If Vo < 6V, then D1 is ON and D3 is OFF. If D1 is also OFF, the we have a simple voltage divider:

The output voltage is clearly 3V. To turn on, Vi must be greater than 3V, so our first <Vi, Vo> breakpoint is <3V, 3V>. Below this our diodes {D1,D2,D3} are {OFF,ON,OFF} and as we cross above it our diodes go to {ON, ON, OFF}. From this point on, D1 will be ON. Our next breakpoint is going to occur when Vo reaches 6V and D2 turns off, making our diode configuration {ON,OFF,OFF}. At this point our circuit will look like

In this configuration we can see that the circuit is a voltage diver with a gain of 2/3. In order for the output voltage to be 6V, the input voltage needs to be 9V. So our second breakpoint is <9V,6V>. Our final breakpoint will occur when Vo hits 8V. Using this same circuit, we see that that happens when Vin reaches 12V making our final breakpoint <12V,8V>. Our diode configuration after that will be {ON,OFF,ON}.

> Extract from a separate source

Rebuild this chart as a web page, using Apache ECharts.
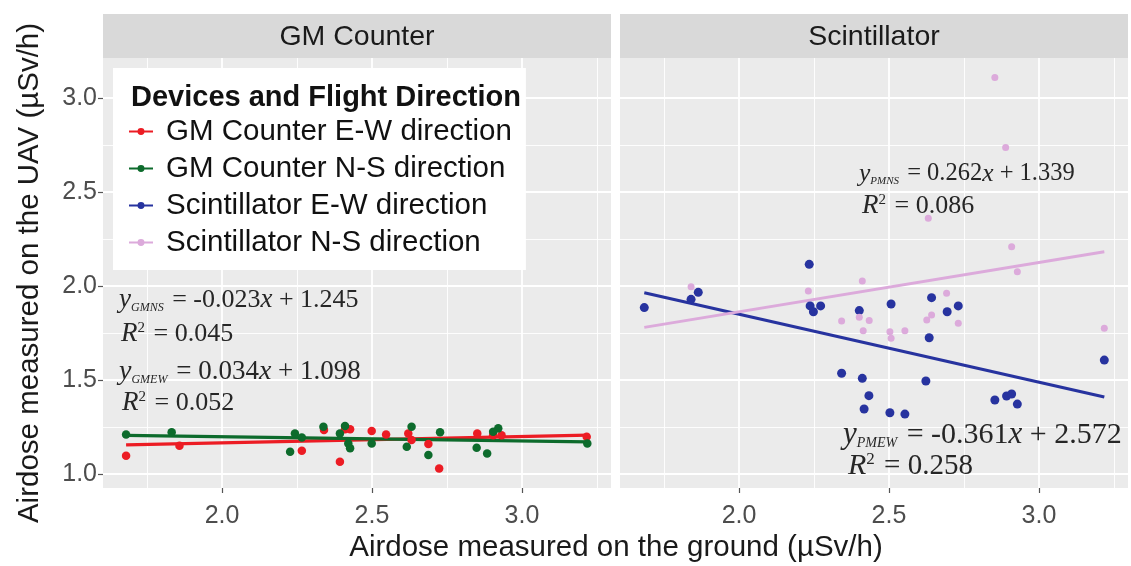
<!DOCTYPE html>
<html><head><meta charset="utf-8">
<script src="https://cdn.jsdelivr.net/npm/echarts@6/dist/echarts.min.js"></script>
<style>html,body{margin:0;padding:0;background:#fff}#c{width:1131px;height:566px}</style>
</head><body><div id="c"></div>
<script>
// ---------- data ----------
const panelTitles = ['GM Counter', 'Scintillator'];
const seriesNames = ['GM Counter E-W direction', 'GM Counter N-S direction', 'Scintillator E-W direction', 'Scintillator N-S direction'];
const xTicks = [2.0, 2.5, 3.0];
const xMinorTicks = [1.75, 2.25, 2.75, 3.25];
const yTicks = [1.0, 1.5, 2.0, 2.5, 3.0];
const yMinorTicks = [1.25, 1.75, 2.25, 2.75];
const xRange = [1.603, 3.297];
const yRange = [0.926, 3.212];

const gmEW = [[1.68,1.097],[1.858,1.151],[2.266,1.124],[2.34,1.234],[2.393,1.066],[2.41,1.238],[2.427,1.238],[2.499,1.229],[2.547,1.211],[2.621,1.216],[2.632,1.181],[2.688,1.160],[2.724,1.030],[2.851,1.216],[2.904,1.207],[2.932,1.207],[3.216,1.198]];
const gmNS = [[1.68,1.211],[1.832,1.222],[2.227,1.119],[2.243,1.216],[2.266,1.195],[2.338,1.252],[2.41,1.255],[2.393,1.216],[2.421,1.163],[2.427,1.137],[2.499,1.163],[2.632,1.252],[2.616,1.145],[2.688,1.101],[2.727,1.222],[2.849,1.140],[2.884,1.110],[2.921,1.243],[2.904,1.225],[3.218,1.163]];
const scEW = [[1.684,1.885],[1.84,1.929],[1.864,1.966],[2.234,2.115],[2.237,1.894],[2.248,1.863],[2.272,1.894],[2.342,1.536],[2.401,1.869],[2.411,1.509],[2.433,1.417],[2.417,1.346],[2.507,1.904],[2.503,1.326],[2.553,1.319],[2.623,1.495],[2.634,1.725],[2.642,1.938],[2.694,1.863],[2.731,1.894],[2.853,1.394],[2.892,1.415],[2.909,1.426],[2.928,1.372],[3.218,1.606]];
const scNS = [[1.84,1.996],[2.231,1.973],[2.411,2.027],[2.342,1.814],[2.401,1.834],[2.434,1.816],[2.414,1.762],[2.503,1.757],[2.507,1.722],[2.553,1.762],[2.626,1.819],[2.642,1.846],[2.692,1.961],[2.731,1.802],[2.631,2.360],[2.853,3.108],[2.889,2.736],[2.909,2.209],[2.928,2.076],[3.218,1.775]];

// fitted regression line end points
const gmEWFit = [[1.68,1.155],[3.22,1.207]];
const gmNSFit = [[1.68,1.206],[3.22,1.171]];
const scEWFit = [[1.684,1.964],[3.218,1.410]];
const scNSFit = [[1.684,1.780],[3.218,2.182]];

const equations = [
  {sub:'GMNS', text:' = -0.023', rest:' + 1.245', r2:'0.045'},
  {sub:'GMEW', text:' = 0.034', rest:' + 1.098', r2:'0.052'},
  {sub:'PMNS', text:' = 0.262', rest:' + 1.339', r2:'0.086'},
  {sub:'PMEW', text:' = -0.361', rest:' + 2.572', r2:'0.258'}
];

// ---------- styling ----------
const colors = ['#ec1c24', '#0d6b2c', '#27339f', '#dcaadb'];
const grids = [
  {left: 103, top: 58, width: 508, height: 430},
  {left: 620, top: 58, width: 508, height: 430}
];
const sansFont = '"Liberation Sans", Arial, Helvetica, sans-serif';
const serifFont = '"Liberation Serif", "DejaVu Serif", serif';

function xAxisFor(i) {
  return {
    type: 'value', gridIndex: i, min: xRange[0], max: xRange[1],
    axisLine: {show: false},
    axisTick: {show: true, customValues: xTicks, length: 5, lineStyle: {color: '#555', width: 1.2}},
    axisLabel: {customValues: xTicks, formatter: v => v.toFixed(1), fontSize: 25, color: '#4d4d4d', fontFamily: sansFont, margin: 16},
    splitLine: {show: false}
  };
}
function yAxisFor(i) {
  return {
    type: 'value', gridIndex: i, min: yRange[0], max: yRange[1],
    name: i === 0 ? 'Airdose measured on the UAV (µSv/h)' : '',
    nameLocation: 'middle', nameGap: 58,
    nameTextStyle: {fontSize: 29.5, color: '#1a1a1a', fontFamily: sansFont},
    axisLine: {show: false},
    axisTick: {show: i === 0, customValues: yTicks, length: 5, lineStyle: {color: '#555', width: 1.2}},
    axisLabel: {show: i === 0, customValues: yTicks, formatter: v => v.toFixed(1), fontSize: 25, color: '#4d4d4d', fontFamily: sansFont, margin: 6},
    splitLine: {show: false}
  };
}
function gridLines(i) {
  const d = [];
  xTicks.forEach(v => d.push({xAxis: v, lineStyle: {color: '#fff', width: 1.8, type: 'solid'}}));
  xMinorTicks.forEach(v => d.push({xAxis: v, lineStyle: {color: '#fff', width: 0.9, type: 'solid'}}));
  yTicks.forEach(v => d.push({yAxis: v, lineStyle: {color: '#fff', width: 1.8, type: 'solid'}}));
  yMinorTicks.forEach(v => d.push({yAxis: v, lineStyle: {color: '#fff', width: 0.9, type: 'solid'}}));
  return {
    type: 'scatter', xAxisIndex: i, yAxisIndex: i, data: [], silent: true, z: 1,
    markLine: {silent: true, z: 1, symbol: ['none','none'], label: {show: false}, emphasis: {disabled: true}, animation: false, data: d}
  };
}
function fitLine(name, data, color, i, w) {
  return {name, type: 'line', xAxisIndex: i, yAxisIndex: i, data, showSymbol: false, symbol: 'none', z: 3,
    lineStyle: {color, width: w}, itemStyle: {color}, silent: true};
}
function points(name, data, color, i, size) {
  return {name, type: 'scatter', xAxisIndex: i, yAxisIndex: i, data, symbolSize: size, z: 4,
    itemStyle: {color, opacity: 1}, silent: true};
}

const legendIcon = 'path://M0,4.6 H8.5 V6.6 H0 Z M13.5,4.6 H22 V6.6 H13.5 Z M14.2,5.6 A3.2,3.2 0 1,1 7.8,5.6 A3.2,3.2 0 1,1 14.2,5.6 Z';

function makeRich(sz) {
  return {
    i: {fontFamily: serifFont, fontStyle: 'italic', fontSize: sz + 1, fill: '#262626'},
    n: {fontFamily: serifFont, fontSize: sz, fill: '#262626'},
    s: {fontFamily: serifFont, fontStyle: 'italic', fontSize: Math.round(sz * 0.46), fill: '#262626', verticalAlign: 'bottom', padding: [Math.round(sz * 0.4), 2, 0, 0]},
    p: {fontFamily: serifFont, fontSize: Math.round(sz * 0.58), fill: '#262626', verticalAlign: 'top', padding: [0, 2, Math.round(sz * 0.4), 0]}
  };
}
function eqText(e) { return '{i|y}{s|' + e.sub + '}{n|' + e.text + '}{i|x}{n|' + e.rest + '}'; }
function r2Text(e) { return '{i|R}{p|2}{n| = ' + e.r2 + '}'; }
const eqPos = [[119, 300], [121, 334], [119, 372], [122, 403], [859, 174], [862, 206], [843, 435], [848, 466]];
const eqSize = [26, 27, 24.5, 30];
const r2Size = [26, 26, 26, 29];

const graphic = [];
panelTitles.forEach((t, i) => {
  graphic.push({type: 'rect', left: grids[i].left, top: 14, shape: {width: grids[i].width, height: 44}, style: {fill: '#d9d9d9'}, z: 1});
  graphic.push({type: 'text', x: grids[i].left + grids[i].width / 2, y: 37, style: {text: t, fill: '#1a1a1a', font: '28.5px ' + sansFont, textAlign: 'center', textVerticalAlign: 'middle'}, z: 2});
});
equations.forEach((e, j) => {
  const p1 = eqPos[j * 2], p2 = eqPos[j * 2 + 1];
  graphic.push({type: 'text', x: p1[0], y: p1[1], z: 50, style: {text: eqText(e), rich: makeRich(eqSize[j]), textVerticalAlign: 'middle', fill: '#262626'}});
  graphic.push({type: 'text', x: p2[0], y: p2[1], z: 50, style: {text: r2Text(e), rich: makeRich(r2Size[j]), textVerticalAlign: 'middle', fill: '#262626'}});
});
graphic.push({type: 'text', x: 616, y: 548, z: 50, style: {text: 'Airdose measured on the ground (µSv/h)', fill: '#1a1a1a', font: '29.5px ' + sansFont, textAlign: 'center', textVerticalAlign: 'middle'}});

const option = {
  animation: false,
  backgroundColor: '#fff',
  grid: grids.map(g => Object.assign({show: true, backgroundColor: '#ebebeb', borderWidth: 0}, g)),
  xAxis: [xAxisFor(0), xAxisFor(1)],
  yAxis: [yAxisFor(0), yAxisFor(1)],
  title: {text: 'Devices and Flight Direction', left: 126, top: 78, z: 20,
    textStyle: {fontSize: 29, fontWeight: 'bold', color: '#111', fontFamily: sansFont}},
  legend: {
    orient: 'vertical', left: 113, top: 68, z: 10,
    padding: [48, 14, 12, 16], backgroundColor: '#fff',
    itemWidth: 24, itemHeight: 11, itemGap: 6, itemTextGap: 13,
    textStyle: {fontSize: 29.5, color: '#111', fontFamily: sansFont, lineHeight: 31, padding: [0, 0, 0, 8]},
    selectedMode: false,
    data: seriesNames.map(n => ({name: n, icon: legendIcon}))
  },
  graphic,
  series: [
    gridLines(0), gridLines(1),
    fitLine(seriesNames[0], gmEWFit, colors[0], 0, 3.2),
    fitLine(seriesNames[1], gmNSFit, colors[1], 0, 3.2),
    fitLine(seriesNames[2], scEWFit, colors[2], 1, 3.2),
    fitLine(seriesNames[3], scNSFit, colors[3], 1, 2.8),
    points(seriesNames[0], gmEW, colors[0], 0, 8.5),
    points(seriesNames[1], gmNS, colors[1], 0, 8.5),
    points(seriesNames[2], scEW, colors[2], 1, 9),
    points(seriesNames[3], scNS, colors[3], 1, 7)
  ]
};
const chart = echarts.init(document.getElementById('c'), null, {renderer: 'canvas'});
chart.setOption(option);
</script>
</body></html>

Region|from <Vi,Vo>|to <Vi,Vo>|D1|D2|D3
1|<-∞, 3V>|<3V,3V>|OFF|ON|OFF
2|<3V,3V>|<9V,6V> |ON|ON|OFF
3|<9V,6V>|<12V,8V> |ON|OFF|OFF
4|<12V,8V>|<-∞,-∞> |ON|OFF|ON

The equation for Vo(Vi) in the first region is trivial since it is flat.

Region 1: Vo = 3V

In the next two regions, we can use the two endpoints of the region to find the equations for the connecting lines. If you don't recall and can't derive the formula, you know that the form will be

Vo = m·Vin + b

and you have two equations (the endpoints) and two unknowns (m and b).

From this you get

Region 2: Vo = (Vi + 3V)/2
Region 3: Vo = (2/3)·Vi

The final region can be determined a couple of ways. You could just pick a value of Vo (above 8V) and find the corresponding value of Vi and then do the same thing. You could just analyze the circuit. Or you could recognize that the slope if just the voltage divider you get by shorting the 8V battery, which has a gain of 4/7. Then you can use the point-slope formula for a line or just the fact that you now have one equation and one unknown (since m is known).

From this you get

Region 4: Vo = (4/7)(Vi + 2V)

Problem solved.

Region|from <Vi,Vo>|to <Vi,Vo>|D1|D2|D3|Vo(Vi)
1|<-∞, 3V>|<3V,3V>|OFF|ON|OFF|3V
2|<3V,3V>|<9V,6V> |ON|ON|OFF|(Vi + 3V)/2
3|<9V,6V>|<12V,8V> |ON|OFF|OFF|(2/3)·Vi
4|<12V,8V>|<-∞,-∞> |ON|OFF|ON|(4/7)(Vi + 2V)

As a check on these, we can look at the gains of the voltage dividers formed in each region with any DC supplies turned off (shorted) and compare those to the slopes in our equations.

Region 1: m = 0
Region 2: m = 0.5
Region 3: m = 2/3
Region 4: m = 4/7

We should also check that all of the equations actually yield the breakpoint values, which they do.

 

Morning...

Well, I was reading your answer but in fact I got a little lost and didn't understood some points. Anyway, there was something you said before back at the very end of your post #41 that made me to get the final and correct answer...

All calcs I made were only taking into account part of the conditions and I was ignoring Vin > Vout or Vin < Vout...

For situation 7, D1 - ON, D2 - ON and D3 - OFF, conditions would be:

D1 ON -- Vin > Vout
D2 ON -- Vout < 6V
D3 OFF - Vout < 8V

These conditions become Vin > Vout Λ Vout < 6V

After calculating Vout as (1/2)*Vin + 3/2 for this situation I'm going to check for what Vin values this situation is valid:

Vin > Vout <=> Vin > (1/2)*Vin + 3/2 <=> (1/2)*Vin = 3/2 <=> Vin > 3V.

Vout < 6V <=> (1/2)*Vin + 3/2 < 6V <=> Vin < 12V - 3V <=> Vin < 9V

So, compiling both conditions I get 3V < Vin < 9V...

This was what I was missing!
Anyway, thanks for your thorough answer!